Records for processing start

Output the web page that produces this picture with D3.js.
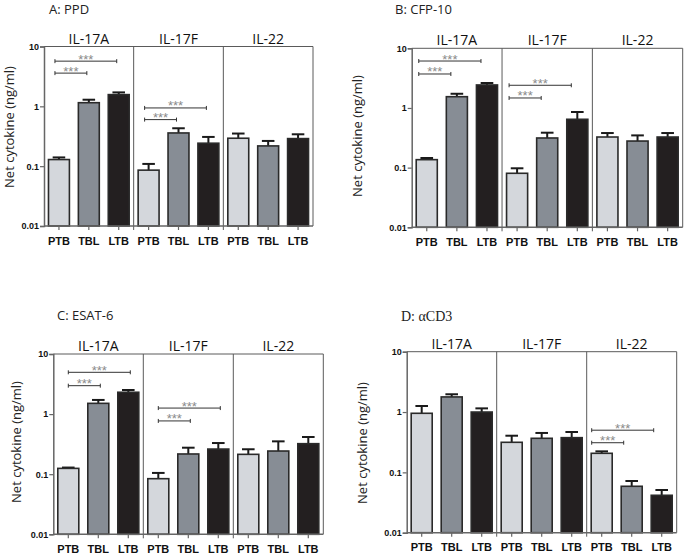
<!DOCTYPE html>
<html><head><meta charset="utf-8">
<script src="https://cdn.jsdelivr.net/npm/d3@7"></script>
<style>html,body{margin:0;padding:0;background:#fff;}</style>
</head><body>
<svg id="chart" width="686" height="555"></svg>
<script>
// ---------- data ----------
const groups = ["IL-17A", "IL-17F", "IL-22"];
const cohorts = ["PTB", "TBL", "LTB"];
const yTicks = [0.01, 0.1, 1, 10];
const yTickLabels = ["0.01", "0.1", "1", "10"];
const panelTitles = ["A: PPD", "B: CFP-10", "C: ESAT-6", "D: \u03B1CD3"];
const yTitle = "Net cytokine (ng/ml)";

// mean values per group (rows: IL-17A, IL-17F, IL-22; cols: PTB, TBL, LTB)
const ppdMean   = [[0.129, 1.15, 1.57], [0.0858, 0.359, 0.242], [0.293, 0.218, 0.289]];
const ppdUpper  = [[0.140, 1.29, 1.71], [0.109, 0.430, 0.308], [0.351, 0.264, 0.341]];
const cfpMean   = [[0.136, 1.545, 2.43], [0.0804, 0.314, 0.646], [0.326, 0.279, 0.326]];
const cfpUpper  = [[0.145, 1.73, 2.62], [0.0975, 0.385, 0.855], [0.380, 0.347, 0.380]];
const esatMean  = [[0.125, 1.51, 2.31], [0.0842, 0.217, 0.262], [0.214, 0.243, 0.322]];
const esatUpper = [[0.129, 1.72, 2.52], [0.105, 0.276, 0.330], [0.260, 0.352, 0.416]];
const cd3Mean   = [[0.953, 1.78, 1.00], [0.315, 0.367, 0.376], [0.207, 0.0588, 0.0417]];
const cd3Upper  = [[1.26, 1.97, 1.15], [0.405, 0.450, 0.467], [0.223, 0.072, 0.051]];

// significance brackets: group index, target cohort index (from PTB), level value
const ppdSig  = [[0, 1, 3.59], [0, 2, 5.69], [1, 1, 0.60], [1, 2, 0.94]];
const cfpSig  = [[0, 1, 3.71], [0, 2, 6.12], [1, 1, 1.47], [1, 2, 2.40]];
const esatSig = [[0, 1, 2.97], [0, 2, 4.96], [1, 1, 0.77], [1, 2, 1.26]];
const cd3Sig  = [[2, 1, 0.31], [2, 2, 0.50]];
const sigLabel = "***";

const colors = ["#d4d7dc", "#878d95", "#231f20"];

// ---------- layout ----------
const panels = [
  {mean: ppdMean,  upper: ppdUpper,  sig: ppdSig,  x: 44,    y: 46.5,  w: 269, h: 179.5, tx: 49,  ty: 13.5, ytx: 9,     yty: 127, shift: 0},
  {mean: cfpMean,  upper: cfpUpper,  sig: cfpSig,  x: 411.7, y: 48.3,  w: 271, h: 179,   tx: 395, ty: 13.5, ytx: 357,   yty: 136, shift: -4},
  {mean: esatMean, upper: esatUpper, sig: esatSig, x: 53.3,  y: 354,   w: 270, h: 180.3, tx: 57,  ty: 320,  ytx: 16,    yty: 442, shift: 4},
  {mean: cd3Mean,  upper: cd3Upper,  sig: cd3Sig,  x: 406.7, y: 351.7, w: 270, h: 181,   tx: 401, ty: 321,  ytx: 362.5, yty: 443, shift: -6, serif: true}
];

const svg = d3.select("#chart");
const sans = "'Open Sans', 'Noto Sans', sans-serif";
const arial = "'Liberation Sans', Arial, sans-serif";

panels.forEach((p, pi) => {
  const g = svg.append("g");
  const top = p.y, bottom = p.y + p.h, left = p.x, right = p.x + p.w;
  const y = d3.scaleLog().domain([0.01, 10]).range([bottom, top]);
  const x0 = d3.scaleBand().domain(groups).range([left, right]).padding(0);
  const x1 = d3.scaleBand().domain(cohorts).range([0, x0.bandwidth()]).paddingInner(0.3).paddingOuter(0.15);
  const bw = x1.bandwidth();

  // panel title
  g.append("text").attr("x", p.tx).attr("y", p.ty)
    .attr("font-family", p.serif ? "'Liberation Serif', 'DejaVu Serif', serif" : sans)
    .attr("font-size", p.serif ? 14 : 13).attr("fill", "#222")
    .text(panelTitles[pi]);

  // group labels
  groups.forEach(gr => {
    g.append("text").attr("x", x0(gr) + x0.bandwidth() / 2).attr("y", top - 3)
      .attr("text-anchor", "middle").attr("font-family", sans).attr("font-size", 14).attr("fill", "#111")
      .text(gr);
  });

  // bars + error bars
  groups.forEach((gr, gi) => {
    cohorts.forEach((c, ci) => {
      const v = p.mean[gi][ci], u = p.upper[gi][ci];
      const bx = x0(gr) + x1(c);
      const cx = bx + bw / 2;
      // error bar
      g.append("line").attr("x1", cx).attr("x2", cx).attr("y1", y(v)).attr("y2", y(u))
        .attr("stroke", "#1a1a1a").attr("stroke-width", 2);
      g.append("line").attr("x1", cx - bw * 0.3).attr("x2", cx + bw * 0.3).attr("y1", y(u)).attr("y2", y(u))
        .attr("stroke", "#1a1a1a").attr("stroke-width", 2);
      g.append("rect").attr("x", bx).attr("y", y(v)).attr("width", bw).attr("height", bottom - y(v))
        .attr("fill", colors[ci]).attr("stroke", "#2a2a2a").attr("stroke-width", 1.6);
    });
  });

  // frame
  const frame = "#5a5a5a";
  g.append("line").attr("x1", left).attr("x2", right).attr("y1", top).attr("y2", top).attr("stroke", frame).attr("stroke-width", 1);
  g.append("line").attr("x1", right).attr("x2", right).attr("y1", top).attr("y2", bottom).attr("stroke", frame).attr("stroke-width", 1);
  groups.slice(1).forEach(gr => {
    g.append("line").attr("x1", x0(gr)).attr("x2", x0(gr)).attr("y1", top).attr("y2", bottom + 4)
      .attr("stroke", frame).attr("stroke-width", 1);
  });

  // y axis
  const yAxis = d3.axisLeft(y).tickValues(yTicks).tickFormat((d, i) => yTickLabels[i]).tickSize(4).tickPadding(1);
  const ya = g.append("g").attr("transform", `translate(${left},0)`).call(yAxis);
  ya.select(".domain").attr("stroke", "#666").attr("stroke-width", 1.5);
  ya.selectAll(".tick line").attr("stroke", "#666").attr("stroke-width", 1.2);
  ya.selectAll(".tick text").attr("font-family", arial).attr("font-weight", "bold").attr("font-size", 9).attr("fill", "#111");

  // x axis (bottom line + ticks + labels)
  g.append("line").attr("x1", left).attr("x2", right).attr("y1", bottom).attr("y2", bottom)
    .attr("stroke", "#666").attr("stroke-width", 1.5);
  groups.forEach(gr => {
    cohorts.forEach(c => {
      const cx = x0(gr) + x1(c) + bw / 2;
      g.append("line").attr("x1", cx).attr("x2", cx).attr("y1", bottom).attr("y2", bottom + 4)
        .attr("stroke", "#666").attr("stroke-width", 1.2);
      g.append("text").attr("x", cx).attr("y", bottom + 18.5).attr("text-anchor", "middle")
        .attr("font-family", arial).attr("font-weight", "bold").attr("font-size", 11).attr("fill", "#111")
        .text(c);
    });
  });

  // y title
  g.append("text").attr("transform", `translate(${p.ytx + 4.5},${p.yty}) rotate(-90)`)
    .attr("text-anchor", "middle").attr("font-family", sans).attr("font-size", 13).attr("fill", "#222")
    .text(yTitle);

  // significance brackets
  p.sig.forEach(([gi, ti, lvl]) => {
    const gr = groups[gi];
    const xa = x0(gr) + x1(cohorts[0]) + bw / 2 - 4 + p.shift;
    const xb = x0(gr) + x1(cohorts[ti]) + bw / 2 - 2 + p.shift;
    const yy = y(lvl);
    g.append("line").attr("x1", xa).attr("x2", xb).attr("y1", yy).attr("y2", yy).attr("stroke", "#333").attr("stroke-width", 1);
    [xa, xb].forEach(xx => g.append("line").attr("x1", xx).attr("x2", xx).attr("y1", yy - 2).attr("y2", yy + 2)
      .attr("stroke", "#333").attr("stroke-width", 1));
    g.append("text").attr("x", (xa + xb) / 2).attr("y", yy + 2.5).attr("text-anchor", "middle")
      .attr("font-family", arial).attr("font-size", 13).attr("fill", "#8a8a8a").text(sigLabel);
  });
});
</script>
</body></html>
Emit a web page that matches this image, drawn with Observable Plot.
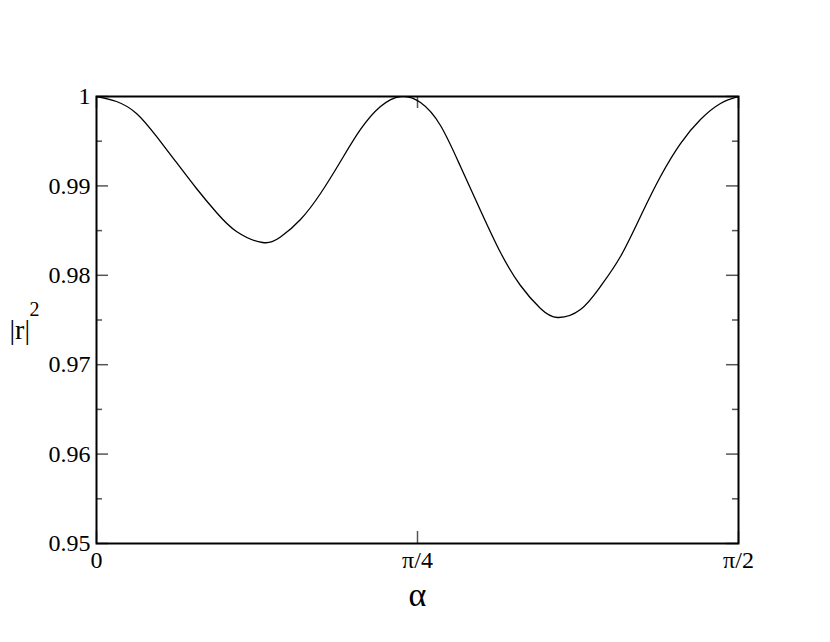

Records for processing end

## Work instructions
Of the lines above, how many hold the string "that"? Answer with only the number.

## Response to the task
2